En un país que se vanagloria de sus avances científicos, la historia del doctor en Ciencias Raúl González Hernández expone con crudeza una realidad dolorosa: la del abandono institucional.
A sus 80 años, el creador del suplemento nutricional Trofin, utilizado durante décadas para combatir la anemia ferropénica, sobrevive vendiendo café en la calle, como tantos otros cubanos que luchan por subsistir. Este científico fue durante años un orgullo nacional, pero hoy es el reflejo de una nación que olvida a quienes una vez pusieron su talento al servicio del pueblo.
La denuncia provino de su hija, Elizabeth González Aznar, también científica, quien dejó su trabajo en el Instituto "Finlay" por motivos de salud y por la presión de un sistema donde la censura y el agotamiento físico la obligaron a renunciar.
“Había que preservar la salud… Y tú me apoyaste”, escribió, dirigiéndose a su padre, en un post donde celebraba su cumpleaños, pero también dejaba ver una profunda tristeza por las condiciones de su vejez. Según relata, ni siquiera pudo conseguir empleo en centros de BioCubaFarma: el apellido se volvió una marca, no de reconocimiento, sino de exclusión.
"Mi cerebro pensó: '¿Dios mío, un científico jubilado creador del Trofin vendiendo café?' Me bloqueé", confesó su hija. "Pero tú sigues con dignidad, sin frustración. Sabes que el equivocado no eres tú, son ellos".
El Trofin fue durante más de tres décadas un suplemento vital para niños, embarazadas, ancianos, pacientes oncológicos y deportistas. Registrado en varios países y comercializado incluso en Moneda Libremente Convertible, su creador nunca recibió ni siquiera un 1% de lo que generó el producto. Ni siquiera obtuvo ayuda para reparar el automóvil que Fidel Castro le entregó en 1970 como reconocimiento a su labor.

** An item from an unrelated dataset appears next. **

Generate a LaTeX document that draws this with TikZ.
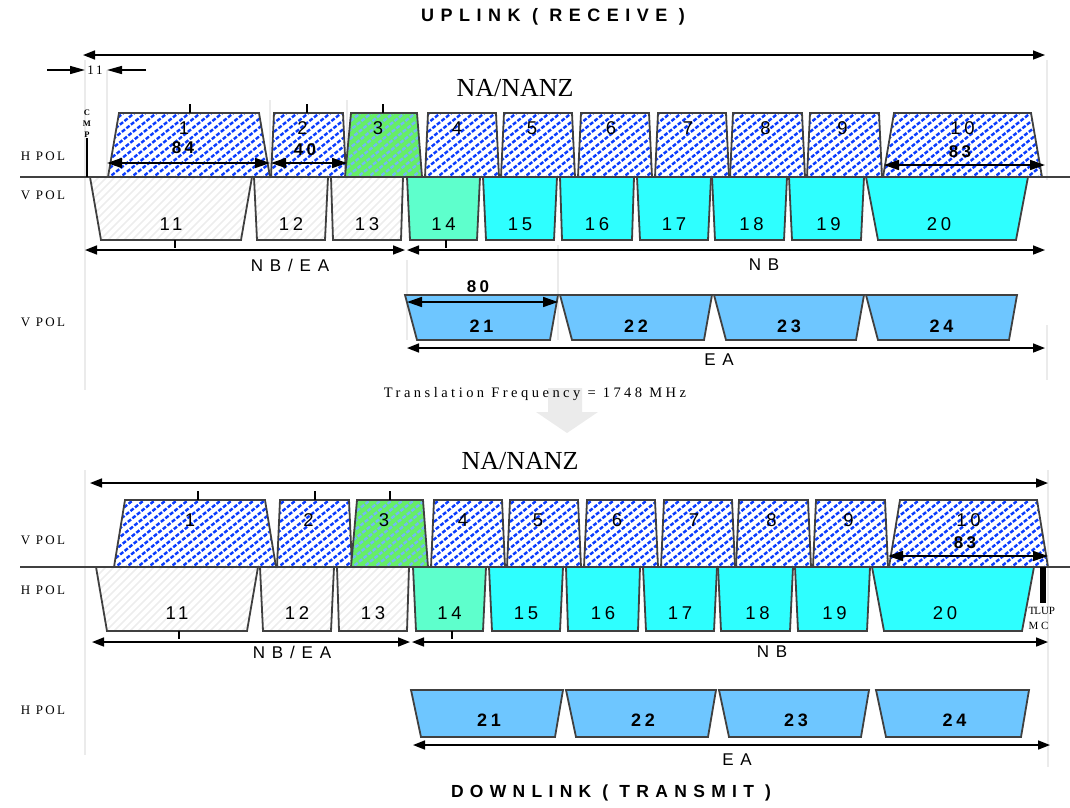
\documentclass[tikz,border=0pt]{standalone}
\usepackage{fontspec}
\setmainfont{Liberation Serif}
\newfontfamily\chfont[LetterSpace=20]{Liberation Sans}
\newfontfamily\bandfont[LetterSpace=40]{Liberation Sans}
\newfontfamily\headfont[LetterSpace=36]{Liberation Sans}
\newfontfamily\polfont[LetterSpace=18]{Liberation Serif}
\newfontfamily\transfont[LetterSpace=24]{Liberation Serif}
\usetikzlibrary{arrows.meta}
\definecolor{hatchblue}{HTML}{0A3CFF}
\definecolor{chgreen}{HTML}{66EE66}
\definecolor{greenhatch}{HTML}{72B8F4}
\definecolor{chmint}{HTML}{5EFFCC}
\definecolor{chcyan}{HTML}{2EFFFF}
\definecolor{chsky}{HTML}{6EC6FF}
\definecolor{edgegray}{HTML}{404040}
\definecolor{guidegray}{HTML}{EBEBEB}

\begin{document}
\begin{tikzpicture}[
    x=1pt, y=-1pt,
    chan/.style={draw=edgegray, line width=1.8pt, line join=miter},
    bluehatch/.style={draw=hatchblue, line width=2.4pt, dash pattern=on 4pt off 1.8pt},
    greenhatchline/.style={draw=greenhatch, line width=2.4pt, dash pattern=on 4pt off 1.8pt},
    grayhatch/.style={draw=black!7, line width=1.6pt},
    chnum/.style={font=\chfont\fontsize{18.5}{18.5}\selectfont},
    dimnum/.style={font=\chfont\bfseries\fontsize{17}{17}\selectfont},
    band/.style={font=\bandfont\fontsize{17}{17}\selectfont},
    pol/.style={font=\polfont\fontsize{13}{13}\selectfont},
    dim/.style={{Triangle[length=15pt,width=10pt]}-{Triangle[length=15pt,width=10pt]}, line width=1.6pt},
    span/.style={{Triangle[length=12pt,width=9pt]}-{Triangle[length=12pt,width=9pt]}, line width=1.6pt},
    guide/.style={draw=guidegray, line width=1.8pt},
    tick/.style={line width=1.8pt},
  ]
  \useasboundingbox (0,0) rectangle (1070,807);

  % faint guide lines
  \draw[guide] (85,60) -- (85,390);
  \draw[guide] (107,70) -- (107,177);
  \draw[guide] (270,100) -- (270,177);
  \draw[guide] (347,100) -- (347,177);
  \draw[guide] (1047,60) -- (1047,180);
  \draw[guide] (407,260) -- (407,340);
  \draw[guide] (558,245) -- (558,340);
  \draw[guide] (1047,325) -- (1047,380);
  \draw[guide] (85,470) -- (85,755);
  \draw[guide] (1048,470) -- (1048,767);

  % titles
  \node[font=\headfont\bfseries\fontsize{18}{18}\selectfont] (uplink) at (553,17) {UPLINK ( RECEIVE )};
  \node[font=\headfont\bfseries\fontsize{17.5}{17.5}\selectfont] (downlink) at (611,793) {DOWNLINK ( TRANSMIT )};
  \node[font=\fontsize{26}{26}\selectfont] (nanzup) at (515,88) {NA/NANZ};
  \node[font=\fontsize{26}{26}\selectfont] (nanzdown) at (520,461) {NA/NANZ};

  \draw[span] (83,55) -- (1045,55);
  \draw[span] (90,483) -- (1048,483);

  % guard band at the left
  \draw[-{Triangle[length=15pt,width=8pt]}, line width=1.4pt] (47,70) -- (85,70);
  \draw[-{Triangle[length=15pt,width=8pt]}, line width=1.4pt] (146,70) -- (107,70);
  \node[font=\fontsize{13}{13}\selectfont] (guard) at (95,70) {1\,1};

  % polarisation labels
  \node[pol] at (43,156) {H POL};
  \node[pol] at (43,195) {V POL};
  \node[pol] at (43,322) {V POL};
  \node[pol] at (43,540) {V POL};
  \node[pol] at (43,590) {H POL};
  \node[pol] at (43,710) {H POL};

  % pol split lines
  \draw[edgegray, line width=1.2pt] (20,177) -- (1070,177);
  \draw[edgegray, line width=1.2pt] (20,567) -- (1070,567);

  % both sections: top row, bottom row
  \foreach \s/\yt/\ym/\yb/\tl/\bl in {0/113/177/240/128/224, 6/500/567/631/520/613} {
    % hatched channels, wide at the bottom
    \foreach \l/\r/\i/\t/\dx in {108/270/11/1/-5, 271/346/3/2/-6, 425/499/3/4/-5, 501/575/3/5/-6,
                                 578/652/3/6/-4, 655/729/3/7/-4, 730/805/3/8/-2, 807/882/3/9/-2, 883/1042/11/10/0} {
      \begin{scope}
        \clip (\l+\s,\ym) -- (\l+\s+\i,\yt) -- (\r+\s-\i,\yt) -- (\r+\s,\ym) -- cycle;
        \foreach \k in {0,...,26}
          \draw[bluehatch] (\l+\s-100+11*\k,\ym+2) -- ++(100,-80);
      \end{scope}
      \draw[chan] (\l+\s,\ym) -- (\l+\s+\i,\yt) -- (\r+\s-\i,\yt) -- (\r+\s,\ym) -- cycle;
      \node[chnum] at ({(\l+\r)/2+\s+\dx},\tl) {\t};
    }
    % channel 3
    \begin{scope}
      \clip (345+\s,\ym) -- (351+\s,\yt) -- (417+\s,\yt) -- (422+\s,\ym) -- cycle;
      \fill[chgreen] (300,\yt-5) rectangle (460,\ym+5);
      \foreach \k in {0,...,17}
        \draw[greenhatchline] (345+\s-100+11*\k,\ym+2) -- ++(100,-80);
    \end{scope}
    \draw[chan] (345+\s,\ym) -- (351+\s,\yt) -- (417+\s,\yt) -- (422+\s,\ym) -- cycle;
    \node[chnum] at (378+\s,\tl) {3};

    % channels 11 to 13
    \foreach \l/\r/\i/\t in {90/252/11/11, 254/328/3/12, 331/403/2/13} {
      \begin{scope}
        \clip (\l+\s,\ym) -- (\r+\s,\ym) -- (\r+\s-\i,\yb) -- (\l+\s+\i,\yb) -- cycle;
        \foreach \k in {0,...,29}
          \draw[grayhatch] (\l+\s-70+8*\k,\yb) -- ++(70,-70);
      \end{scope}
      \draw[chan] (\l+\s,\ym) -- (\r+\s,\ym) -- (\r+\s-\i,\yb) -- (\l+\s+\i,\yb) -- cycle;
      \node[chnum] at ({(\l+\r)/2+\s},\bl) {\t};
    }
    % channels 14 to 20
    \foreach \l/\r/\i/\t/\c/\dx in {407/480/3/14/chmint/0, 483/557/3/15/chcyan/0, 560/634/2/16/chcyan/0,
                                    637/711/3/17/chcyan/0, 712/787/3/18/chcyan/2, 789/864/3/19/chcyan/2, 866/1028/12/20/chcyan/-8} {
      \draw[chan, fill=\c] (\l+\s,\ym) -- (\r+\s,\ym) -- (\r+\s-\i,\yb) -- (\l+\s+\i,\yb) -- cycle;
      \node[chnum] at ({(\l+\r)/2+\s+\dx},\bl) {\t};
    }
    % centre ticks
    \draw[tick] (190+1.3*\s,\yt-9) -- (190+1.3*\s,\yt);
    \draw[tick] (307+1.3*\s,\yt-9) -- (307+1.3*\s,\yt);
    \draw[tick] (383+1.2*\s,\yt-9) -- (383+1.2*\s,\yt);
    \draw[tick] (175+0.7*\s,\yb) -- (175+0.7*\s,\yb+8);
    \draw[tick] (446+\s,\yb) -- (446+\s,\yb+8);
  }

  % EA channels 21 to 24
  \foreach \l/\r/\t in {405/558/21, 560/712/22, 714/864/23, 866/1017/24} {
    \draw[chan, fill=chsky] (\l,295) -- (\r,295) -- (\r-8,340) -- (\l+12,340) -- cycle;
    \node[font=\chfont\bfseries\fontsize{18}{18}\selectfont] at ({(\l+\r)/2},326) {\t};
  }
  \foreach \l/\r/\t in {411/563/21, 566/716/22, 719/869/23, 876/1029/24} {
    \draw[chan, fill=chsky] (\l,690) -- (\r,690) -- (\r-8,737) -- (\l+10,737) -- cycle;
    \node[font=\chfont\bfseries\fontsize{18}{18}\selectfont] at ({(\l+\r)/2+2},720) {\t};
  }

  % bandwidth dimensions, uplink
  \draw[dim] (107,163) -- (270,163);
  \node[dimnum] at (183,148) {84};
  \draw[dim] (271,163) -- (347,163);
  \node[dimnum] at (305,150) {40};
  \draw[dim] (884,165) -- (1045,165);
  \node[dimnum] at (960,152) {83};
  \draw[dim] (407,302) -- (558,302);
  \node[dimnum] at (478,287) {80};

  % bandwidth dimensions, downlink
  \draw[dim] (888,556) -- (1048,556);
  \node[dimnum] at (965,543) {83};

  % band spans
  \draw[span] (85,250) -- (405,250);
  \node[band] at (290,265) {NB/EA};
  \draw[span] (407,250) -- (1045,250);
  \node[band] at (764,265) {NB};
  \draw[span] (407,348) -- (1045,348);
  \node[band] at (719,360) {EA};
  \draw[span] (92,642) -- (410,642);
  \node[band] at (292,652) {NB/EA};
  \draw[span] (412,642) -- (1048,642);
  \node[band] at (772,652) {NB};
  \draw[span] (413,745) -- (1050,745);
  \node[band] at (737,760) {EA};

  % command and telemetry markers
  \node[font=\bfseries\fontsize{8.5}{8.5}\selectfont] at (87,113) {C};
  \node[font=\bfseries\fontsize{8.5}{8.5}\selectfont] at (87,124) {M};
  \node[font=\bfseries\fontsize{8.5}{8.5}\selectfont] at (87,135) {P};
  \draw[line width=2.5pt] (87,138) -- (87,177);
  \draw[line width=6pt] (1043,567) -- (1043,603);
  \node[anchor=west, font=\fontsize{11}{11}\selectfont] at (1025,611) {T\kern-1pt LUP};
  \node[anchor=west, font=\fontsize{11}{11}\selectfont] at (1025,626) {M C};

  % translation
  \fill[guidegray] (548,388) -- (582,388) -- (582,412) -- (598,412) -- (567,433) -- (536,412) -- (548,412) -- cycle;
  \node[font=\transfont\fontsize{14.5}{14.5}\selectfont] (trans) at (535,394) {Translation Frequency = 1748 MHz};

\end{tikzpicture}
\end{document}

"¿Acaso un científico vale menos que un artista o un deportista?", se pregunta Elizabeth. En una isla donde los hijos de dirigentes ostentan lujos, científicos como Raúl González Hernández envejecen entre el olvido y la necesidad. Su caso no es único, pero sí profundamente simbólico. Refleja una nación que celebra sus logros científicos en los discursos, pero que abandona a sus verdaderos protagonistas en la calle.